> _GIVEN MATERIAL_:
==*==
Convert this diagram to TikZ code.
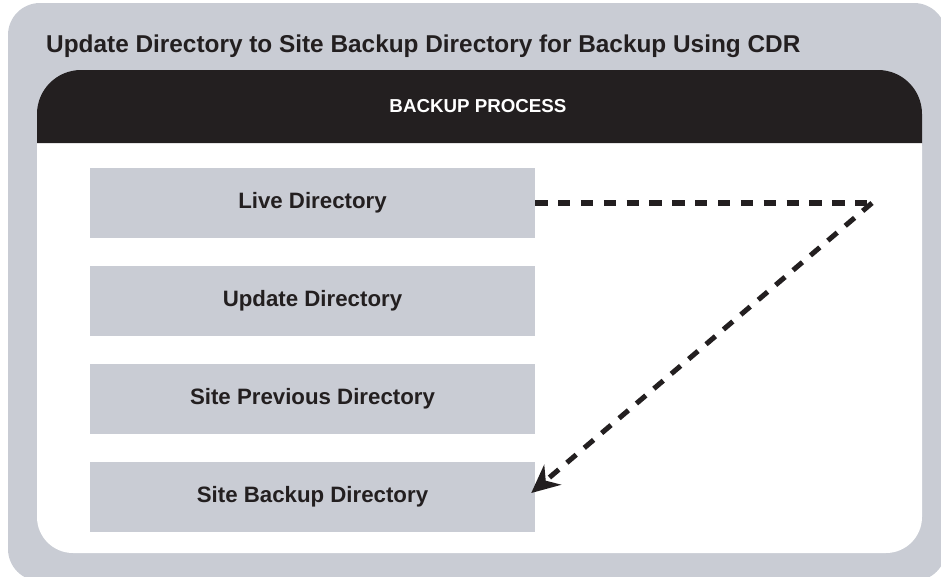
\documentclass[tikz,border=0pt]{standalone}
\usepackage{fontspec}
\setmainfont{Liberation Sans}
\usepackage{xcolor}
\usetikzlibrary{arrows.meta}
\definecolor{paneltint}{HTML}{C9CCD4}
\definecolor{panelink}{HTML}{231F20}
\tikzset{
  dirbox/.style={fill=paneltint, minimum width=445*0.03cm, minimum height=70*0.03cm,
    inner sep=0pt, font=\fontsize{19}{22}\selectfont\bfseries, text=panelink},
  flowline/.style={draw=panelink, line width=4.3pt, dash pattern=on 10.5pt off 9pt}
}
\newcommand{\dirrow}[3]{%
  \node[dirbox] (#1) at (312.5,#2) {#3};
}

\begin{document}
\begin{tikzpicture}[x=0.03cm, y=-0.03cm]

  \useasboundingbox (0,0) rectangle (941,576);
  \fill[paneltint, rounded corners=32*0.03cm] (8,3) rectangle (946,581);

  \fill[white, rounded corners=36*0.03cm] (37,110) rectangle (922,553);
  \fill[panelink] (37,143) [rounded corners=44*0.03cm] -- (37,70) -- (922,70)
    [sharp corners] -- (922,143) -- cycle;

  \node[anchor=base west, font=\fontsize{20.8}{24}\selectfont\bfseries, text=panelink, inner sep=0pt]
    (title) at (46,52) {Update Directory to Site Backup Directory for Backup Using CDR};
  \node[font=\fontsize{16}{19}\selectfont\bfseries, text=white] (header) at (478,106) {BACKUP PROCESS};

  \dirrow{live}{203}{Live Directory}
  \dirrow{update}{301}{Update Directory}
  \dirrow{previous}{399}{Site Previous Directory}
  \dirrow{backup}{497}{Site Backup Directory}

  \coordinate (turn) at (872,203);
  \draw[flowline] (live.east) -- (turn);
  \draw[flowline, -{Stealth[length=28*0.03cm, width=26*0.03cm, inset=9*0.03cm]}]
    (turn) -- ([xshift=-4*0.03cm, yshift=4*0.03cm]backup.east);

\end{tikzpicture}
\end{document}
==*==
> _YOUR OBJECTIVE_:
Transcribe the listing above verbatim. Omit the pictures.

> _OUTPUT OF THE TASK_:
Convert this diagram to TikZ code.
\documentclass[tikz,border=0pt]{standalone}
\usepackage{fontspec}
\setmainfont{Liberation Sans}
\usepackage{xcolor}
\usetikzlibrary{arrows.meta}
\definecolor{paneltint}{HTML}{C9CCD4}
\definecolor{panelink}{HTML}{231F20}
\tikzset{
  dirbox/.style={fill=paneltint, minimum width=445*0.03cm, minimum height=70*0.03cm,
    inner sep=0pt, font=\fontsize{19}{22}\selectfont\bfseries, text=panelink},
  flowline/.style={draw=panelink, line width=4.3pt, dash pattern=on 10.5pt off 9pt}
}
\newcommand{\dirrow}[3]{%
  \node[dirbox] (#1) at (312.5,#2) {#3};
}

\begin{document}
\begin{tikzpicture}[x=0.03cm, y=-0.03cm]

  \useasboundingbox (0,0) rectangle (941,576);
  \fill[paneltint, rounded corners=32*0.03cm] (8,3) rectangle (946,581);

  \fill[white, rounded corners=36*0.03cm] (37,110) rectangle (922,553);
  \fill[panelink] (37,143) [rounded corners=44*0.03cm] -- (37,70) -- (922,70)
    [sharp corners] -- (922,143) -- cycle;

  \node[anchor=base west, font=\fontsize{20.8}{24}\selectfont\bfseries, text=panelink, inner sep=0pt]
    (title) at (46,52) {Update Directory to Site Backup Directory for Backup Using CDR};
  \node[font=\fontsize{16}{19}\selectfont\bfseries, text=white] (header) at (478,106) {BACKUP PROCESS};

  \dirrow{live}{203}{Live Directory}
  \dirrow{update}{301}{Update Directory}
  \dirrow{previous}{399}{Site Previous Directory}
  \dirrow{backup}{497}{Site Backup Directory}

  \coordinate (turn) at (872,203);
  \draw[flowline] (live.east) -- (turn);
  \draw[flowline, -{Stealth[length=28*0.03cm, width=26*0.03cm, inset=9*0.03cm]}]
    (turn) -- ([xshift=-4*0.03cm, yshift=4*0.03cm]backup.east);

\end{tikzpicture}
\end{document}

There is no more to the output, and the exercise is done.